• TASK PROMPT
Reproduce the lines below exactly, from the one containing "Recreate this image" through the one containing "ax.axis('off')", both included. Leave out any pictures.

──────── INPUT ROWS

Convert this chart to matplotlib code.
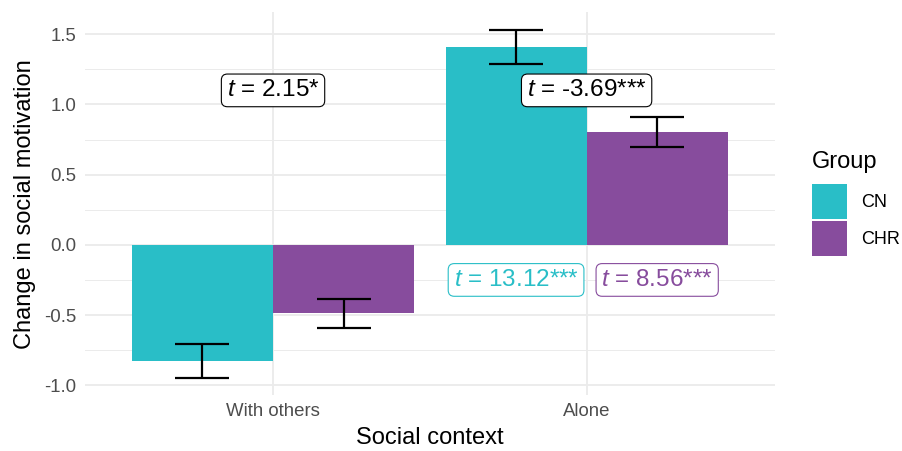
import matplotlib
matplotlib.use("Agg")
from matplotlib import pyplot as plt
from matplotlib.patches import Patch
import numpy as np

plt.rcParams["font.family"] = ["Liberation Sans", "DejaVu Sans"]
plt.rcParams["mathtext.fontset"] = "custom"
plt.rcParams["mathtext.rm"] = "Liberation Sans"
plt.rcParams["mathtext.it"] = "Liberation Sans:italic"

# data
contexts = ["With others", "Alone"]
groups = ["CN", "CHR"]
colors = ["#29BEC7", "#874C9D"]
cn_mean = [-0.827, 1.411]
cn_se = [0.121, 0.121]
chr_mean = [-0.489, 0.802]
chr_se = [0.105, 0.108]
between_labels = ["$t$ = 2.15*", "$t$ = -3.69***"]
within_labels = ["$t$ = 13.12***", "$t$ = 8.56***"]  # Alone: CN, CHR
between_y = 1.1
within_y = -0.25

means = [cn_mean, chr_mean]
ses = [cn_se, chr_se]

fig = plt.figure(figsize=(9.03, 4.51), dpi=100)
ax = fig.add_axes([0.094, 0.124, 0.764, 0.849])

x = np.arange(1, len(contexts) + 1)
width = 0.45
offsets = [-width / 2, width / 2]

ax.set_axisbelow(True)
for g in range(len(groups)):
    ax.bar(x + offsets[g], means[g], width=width, color=colors[g],
           label=groups[g], zorder=2)
    ax.errorbar(x + offsets[g], means[g], yerr=ses[g], fmt="none",
                ecolor="black", elinewidth=1.6, capsize=19.5, capthick=1.6,
                zorder=3)

box_style = "round,pad=0.22,rounding_size=0.25"
for i in range(len(contexts)):
    ax.text(x[i], between_y, between_labels[i], ha="center", va="center",
            fontsize=17.5, color="black", zorder=4,
            bbox=dict(boxstyle=box_style, fc="white", ec="black", lw=0.8))

for g in range(len(groups)):
    ax.text(x[1] + offsets[g], within_y, within_labels[g], ha="center",
            va="center", fontsize=17.5, color=colors[g], zorder=4,
            bbox=dict(boxstyle=box_style, fc="white", ec=colors[g], lw=0.8))

ax.set_xlim(0.4, 2.6)
ax.set_ylim(-1.07, 1.657)
ax.set_xticks(x)
ax.set_xticklabels(contexts)
ax.set_yticks([-1.0, -0.5, 0.0, 0.5, 1.0, 1.5])
ax.set_yticks([-0.75, -0.25, 0.25, 0.75, 1.25], minor=True)
ax.yaxis.set_major_formatter(matplotlib.ticker.FormatStrFormatter("%.1f"))
ax.tick_params(axis="both", which="both", length=0, labelsize=13.4,
               labelcolor="#4D4D4D", pad=6)
ax.grid(axis="y", which="major", color="#EBEBEB", lw=1.3)
ax.grid(axis="y", which="minor", color="#EBEBEB", lw=0.7)
ax.grid(axis="x", which="major", color="#EBEBEB", lw=1.3)
for s in ax.spines.values():
    s.set_visible(False)

ax.set_xlabel("Social context", fontsize=17, labelpad=5)
ax.set_ylabel("Change in social motivation", fontsize=17, labelpad=6)

# legend: keys as a legend, title placed above them
handles = [Patch(facecolor=c, edgecolor="none") for c in colors]
leg = ax.legend(handles, groups, loc="upper left",
                bbox_to_anchor=(0.899, 0.592), bbox_transform=fig.transFigure,
                frameon=False, fontsize=13,
                handlelength=1.94, handleheight=2.6, labelspacing=0.1,
                handletextpad=0.78, borderaxespad=0, borderpad=0)
fig.text(0.899, 1 - 162 / 451, "Group", ha="left", va="center", fontsize=17)

fig.savefig("out.png", dpi=100)
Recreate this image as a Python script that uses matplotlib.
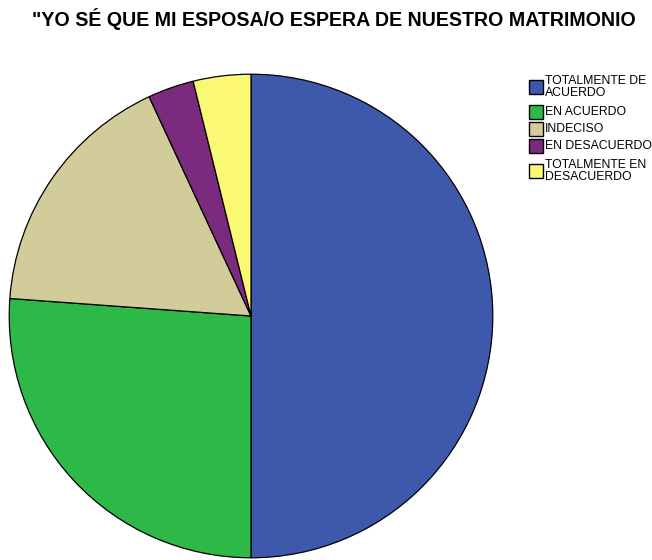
import matplotlib.pyplot as plt
from matplotlib.patches import Rectangle

plt.rcParams['font.family'] = ['Liberation Sans', 'DejaVu Sans']

categories = ['TOTALMENTE DE\nACUERDO', 'EN ACUERDO', 'INDECISO',
              'EN DESACUERDO', 'TOTALMENTE EN\nDESACUERDO']
counts = [65, 34, 22, 4, 5]
colors = ['#3E58AC', '#2EB848', '#D2CC9A', '#7B2B7E', '#FBF873']

W, H = 652, 560
fig = plt.figure(figsize=(W / 100, H / 100), dpi=100)
fig.text(32 / W, 1 - 26 / H, '"YO SÉ QUE MI ESPOSA/O ESPERA DE NUESTRO MATRIMONIO',
         fontsize=14.1, fontweight='bold', ha='left', va='baseline')

ax = fig.add_axes([8 / W, 1 / H, 486 / W, 486 / H])
ax.pie(counts, colors=colors, startangle=90, counterclock=False, radius=1,
       wedgeprops=dict(edgecolor='black', linewidth=0.9))
ax.set_xlim(-1.005, 1.005)
ax.set_ylim(-1.005, 1.005)
ax.axis('off')

# legend laid out by hand (pixel units from the top-left corner)
y = 72
for label, c in zip(categories, colors):
    row_h = 14 if '\n' not in label else 30
    yc = y + row_h / 2
    fig.patches.append(Rectangle((528.5 / W, 1 - (yc + 7) / H), 14 / W, 14 / H,
                                 transform=fig.transFigure, facecolor=c,
                                 edgecolor='black', linewidth=1.0))
    fig.text(545 / W, 1 - yc / H, label, fontsize=8.8, ha='left', va='center',
             linespacing=0.98)
    y += row_h + 3

plt.savefig('out.png', dpi=100)
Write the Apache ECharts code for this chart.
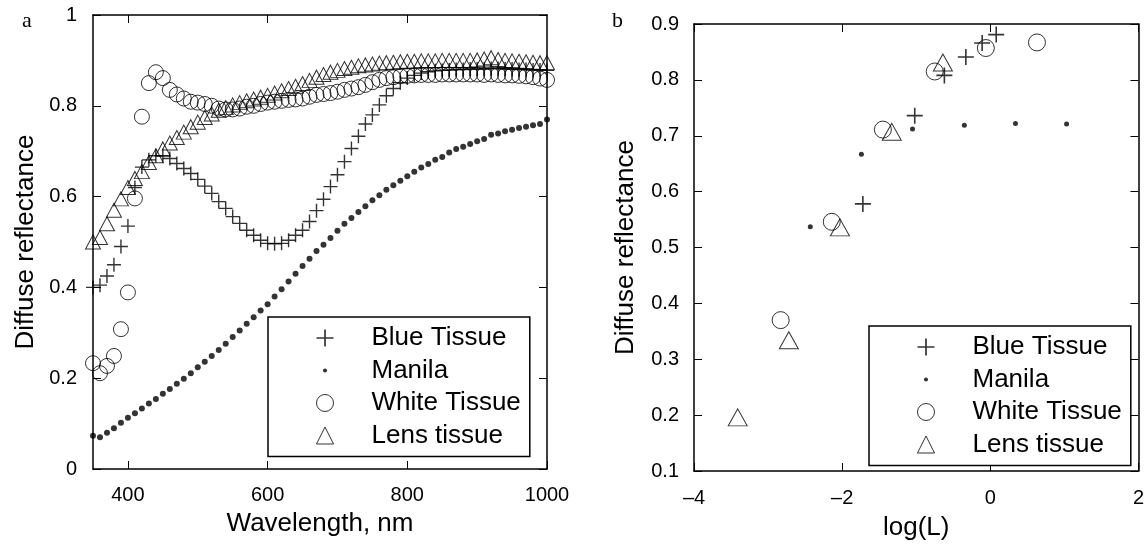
<!DOCTYPE html>
<html>
<head>
<meta charset="utf-8">
<script src="https://cdn.jsdelivr.net/npm/echarts@6/dist/echarts.min.js"></script>
</head>
<body style="margin:0">
<div id="container" style="width:1147px;height:546px"></div>
<script>
// panel a: reflectance spectra, one point every 10 nm
var wavelength = [350, 360, 370, 380, 390, 400, 410, 420, 430, 440, 450, 460, 470, 480, 490, 500, 510, 520, 530, 540,
  550, 560, 570, 580, 590, 600, 610, 620, 630, 640, 650, 660, 670, 680, 690, 700, 710, 720, 730, 740,
  750, 760, 770, 780, 790, 800, 810, 820, 830, 840, 850, 860, 870, 880, 890, 900, 910, 920, 930, 940,
  950, 960, 970, 980, 990, 1000];
var blueTissue = [0.400, 0.405, 0.425, 0.450, 0.490, 0.535, 0.620, 0.665, 0.681, 0.690, 0.690, 0.684, 0.673, 0.662, 0.651, 0.638, 0.623, 0.607, 0.589, 0.574,
  0.556, 0.541, 0.526, 0.515, 0.504, 0.497, 0.496, 0.497, 0.504, 0.515, 0.526, 0.545, 0.569, 0.594, 0.622, 0.648, 0.677, 0.706, 0.733, 0.760,
  0.780, 0.802, 0.822, 0.838, 0.851, 0.861, 0.867, 0.872, 0.875, 0.877, 0.878, 0.879, 0.880, 0.880, 0.881, 0.881, 0.881, 0.882, 0.882, 0.881,
  0.881, 0.880, 0.880, 0.879, 0.879, 0.878];
var manila = [0.073, 0.070, 0.080, 0.090, 0.102, 0.113, 0.123, 0.133, 0.144, 0.154, 0.166, 0.176, 0.188, 0.199, 0.211, 0.224, 0.236, 0.249, 0.262, 0.276,
  0.291, 0.305, 0.320, 0.334, 0.349, 0.363, 0.380, 0.396, 0.413, 0.430, 0.447, 0.463, 0.480, 0.494, 0.509, 0.525, 0.540, 0.553, 0.566, 0.579,
  0.592, 0.603, 0.615, 0.625, 0.635, 0.645, 0.655, 0.664, 0.672, 0.681, 0.687, 0.697, 0.705, 0.710, 0.716, 0.722, 0.727, 0.736, 0.739, 0.744,
  0.747, 0.751, 0.754, 0.757, 0.760, 0.770];
var whiteTissue = [0.233, 0.211, 0.227, 0.249, 0.308, 0.389, 0.596, 0.776, 0.850, 0.874, 0.861, 0.835, 0.825, 0.816, 0.809, 0.807, 0.804, 0.800, 0.794, 0.792,
  0.792, 0.794, 0.798, 0.800, 0.804, 0.807, 0.809, 0.811, 0.813, 0.814, 0.816, 0.820, 0.824, 0.826, 0.828, 0.831, 0.835, 0.838, 0.841, 0.846,
  0.852, 0.857, 0.861, 0.863, 0.865, 0.866, 0.867, 0.868, 0.868, 0.868, 0.869, 0.869, 0.869, 0.869, 0.869, 0.869, 0.868, 0.869, 0.868, 0.867,
  0.867, 0.866, 0.865, 0.863, 0.860, 0.857];
var lensTissue = [0.500, 0.510, 0.540, 0.570, 0.595, 0.620, 0.640, 0.655, 0.675, 0.690, 0.705, 0.718, 0.730, 0.742, 0.754, 0.764, 0.774, 0.782, 0.790, 0.796,
  0.802, 0.807, 0.811, 0.815, 0.819, 0.823, 0.828, 0.833, 0.838, 0.843, 0.849, 0.856, 0.863, 0.869, 0.874, 0.878, 0.882, 0.885, 0.888, 0.890,
  0.892, 0.894, 0.895, 0.896, 0.897, 0.898, 0.898, 0.899, 0.899, 0.899, 0.900, 0.900, 0.900, 0.900, 0.900, 0.901, 0.903, 0.906, 0.902, 0.900,
  0.899, 0.898, 0.897, 0.896, 0.895, 0.895];

// panel b: reflectance against log(L)
var blueLogL = [-1.72, -1.02, -0.62, -0.33, -0.11, 0.08];
var blueR = [0.578, 0.736, 0.808, 0.841, 0.866, 0.881];
var manilaLogL = [-2.43, -1.74, -1.05, -0.35, 0.34, 1.03];
var manilaR = [0.537, 0.667, 0.712, 0.719, 0.722, 0.721];
var whiteLogL = [-2.83, -2.14, -1.45, -0.75, -0.06, 0.63];
var whiteR = [0.370, 0.546, 0.711, 0.815, 0.857, 0.867];
var lensLogL = [-3.41, -2.72, -2.03, -1.33, -0.64, 0.05];
var lensR = [0.196, 0.334, 0.536, 0.707, 0.831, 0.901];

var seriesNames = ['Blue Tissue', 'Manila', 'White Tissue', 'Lens tissue'];
var xTicksA = [400, 600, 800, 1000];

var font = 'Liberation Sans, Arial, sans-serif';
var plusPath = 'path://M9,0h2v9h9v2h-9v9h-2v-9h-9v-2h9z';
var dotIcon = 'path://M0,0M20,20M7.6,10a2.4,2.4 0 1,0 4.8,0a2.4,2.4 0 1,0 -4.8,0z';

function pairs(xs, ys) {
  return xs.map(function (x, i) { return [x, ys[i]]; });
}

var dom = document.getElementById('container');
var myChart = echarts.init(dom, null, { renderer: 'canvas' });

var axisLine = { show: true, onZero: false, lineStyle: { color: '#000', width: 1.5 } };
var tick = { show: true, inside: true, length: 8, lineStyle: { color: '#000', width: 1 } };
var label = { color: '#000', fontSize: 20, fontFamily: font };
var nameStyle = { color: '#000', fontSize: 26, fontFamily: font };

function mkLegend(left, top) {
  return {
    orient: 'vertical',
    left: left,
    top: top,
    data: [
      { name: seriesNames[0], icon: plusPath },
      { name: seriesNames[1], icon: dotIcon },
      { name: seriesNames[2], icon: 'circle' },
      { name: seriesNames[3], icon: 'triangle' }
    ],
    itemWidth: 17,
    itemHeight: 17,
    itemGap: 6.5,
    padding: [8, 9, 8, 48],
    borderColor: '#000',
    borderWidth: 1.5,
    backgroundColor: '#fff',
    selectedMode: false,
    itemStyle: { borderWidth: 1 },
    textStyle: { color: '#000', fontSize: 26, fontFamily: font, lineHeight: 26, padding: [0, 0, 0, 33] }
  };
}

function mkSeries(gi, sizes, d) {
  var open = { color: 'rgba(0,0,0,0)', borderColor: '#000', borderWidth: 1 };
  return [
    { name: seriesNames[0], type: 'scatter', xAxisIndex: gi * 2, yAxisIndex: gi * 2, symbol: plusPath,
      symbolSize: sizes[0], itemStyle: { color: '#000' }, data: d[0] },
    { name: seriesNames[1], type: 'scatter', xAxisIndex: gi * 2, yAxisIndex: gi * 2, symbol: 'circle',
      symbolSize: sizes[1], itemStyle: { color: '#000' }, data: d[1] },
    { name: seriesNames[2], type: 'scatter', xAxisIndex: gi * 2, yAxisIndex: gi * 2, symbol: 'circle',
      symbolSize: sizes[2], itemStyle: open, data: d[2] },
    { name: seriesNames[3], type: 'scatter', xAxisIndex: gi * 2, yAxisIndex: gi * 2, symbol: 'triangle',
      symbolSize: sizes[3], itemStyle: open, data: d[3] }
  ];
}

var option = {
  animation: false,
  backgroundColor: '#fff',
  title: [
    { text: 'a', left: 17, top: 5, textStyle: { fontFamily: 'Liberation Serif, serif', fontSize: 22, fontWeight: 'normal', color: '#000' } },
    { text: 'b', left: 607, top: 5, textStyle: { fontFamily: 'Liberation Serif, serif', fontSize: 22, fontWeight: 'normal', color: '#000' } }
  ],
  grid: [
    { left: 93, top: 15, width: 454, height: 454 },
    { left: 694, top: 24, width: 454, height: 454 }
  ],
  legend: [mkLegend(268, 317), mkLegend(869, 326)],
  xAxis: [
    { type: 'value', gridIndex: 0, min: 350, max: 1000, axisLine: axisLine,
      axisTick: Object.assign({}, tick, { customValues: xTicksA }),
      axisLabel: Object.assign({}, label, { margin: 16, customValues: xTicksA, formatter: function (v) { return String(v); } }),
      splitLine: { show: false },
      name: 'Wavelength, nm', nameLocation: 'middle', nameGap: 42, nameTextStyle: nameStyle },
    { type: 'value', gridIndex: 0, position: 'top', min: 350, max: 1000, axisLine: axisLine,
      axisTick: Object.assign({}, tick, { customValues: [400, 600, 800] }),
      axisLabel: { show: false }, splitLine: { show: false } },
    { type: 'value', gridIndex: 1, min: -4, max: 2, interval: 2, axisLine: axisLine, axisTick: tick,
      axisLabel: Object.assign({}, label, { margin: 17, formatter: function (v) { return String(v).replace('-', '\u2013'); } }),
      splitLine: { show: false },
      name: 'log(L)', nameLocation: 'middle', nameGap: 44, nameTextStyle: nameStyle },
    { type: 'value', gridIndex: 1, position: 'top', min: -4, max: 2, interval: 2, axisLine: axisLine, axisTick: tick,
      axisLabel: { show: false }, splitLine: { show: false } }
  ],
  yAxis: [
    { type: 'value', gridIndex: 0, min: 0, max: 1, interval: 0.2, axisLine: axisLine, axisTick: tick,
      axisLabel: Object.assign({}, label, { margin: 16 }), splitLine: { show: false },
      name: 'Diffuse reflectance', nameLocation: 'middle', nameGap: 54, nameTextStyle: nameStyle },
    { type: 'value', gridIndex: 0, position: 'right', min: 0, max: 1, interval: 0.2, axisLine: axisLine, axisTick: tick,
      axisLabel: { show: false }, splitLine: { show: false } },
    { type: 'value', gridIndex: 1, min: 0.1, max: 0.9, interval: 0.1, axisLine: axisLine, axisTick: tick,
      axisLabel: Object.assign({}, label, { margin: 15, formatter: function (v) { return v.toFixed(1); } }),
      splitLine: { show: false },
      name: 'Diffuse reflectance', nameLocation: 'middle', nameGap: 55, nameTextStyle: nameStyle },
    { type: 'value', gridIndex: 1, position: 'right', min: 0.1, max: 0.9, interval: 0.1, axisLine: axisLine, axisTick: tick,
      axisLabel: { show: false }, splitLine: { show: false } }
  ],
  series: [].concat(
    mkSeries(0, [14, 6, 15, [15, 14]], [
      pairs(wavelength, blueTissue), pairs(wavelength, manila),
      pairs(wavelength, whiteTissue), pairs(wavelength, lensTissue)
    ]),
    mkSeries(1, [16, 5, 17, [19, 17]], [
      pairs(blueLogL, blueR), pairs(manilaLogL, manilaR),
      pairs(whiteLogL, whiteR), pairs(lensLogL, lensR)
    ])
  )
};

myChart.setOption(option);
window.addEventListener('resize', myChart.resize);
</script>
</body>
</html>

────────────────

• EXPECTED OUTPUT
Recreate this image as a Python script that uses matplotlib.
import matplotlib.pyplot as plt
from matplotlib.patches import Rectangle

plt.rcParams['font.family'] = ['Liberation Sans', 'DejaVu Sans']

categories = ['TOTALMENTE DE\nACUERDO', 'EN ACUERDO', 'INDECISO',
              'EN DESACUERDO', 'TOTALMENTE EN\nDESACUERDO']
counts = [65, 34, 22, 4, 5]
colors = ['#3E58AC', '#2EB848', '#D2CC9A', '#7B2B7E', '#FBF873']

W, H = 652, 560
fig = plt.figure(figsize=(W / 100, H / 100), dpi=100)
fig.text(32 / W, 1 - 26 / H, '"YO SÉ QUE MI ESPOSA/O ESPERA DE NUESTRO MATRIMONIO',
         fontsize=14.1, fontweight='bold', ha='left', va='baseline')

ax = fig.add_axes([8 / W, 1 / H, 486 / W, 486 / H])
ax.pie(counts, colors=colors, startangle=90, counterclock=False, radius=1,
       wedgeprops=dict(edgecolor='black', linewidth=0.9))
ax.set_xlim(-1.005, 1.005)
ax.set_ylim(-1.005, 1.005)
ax.axis('off')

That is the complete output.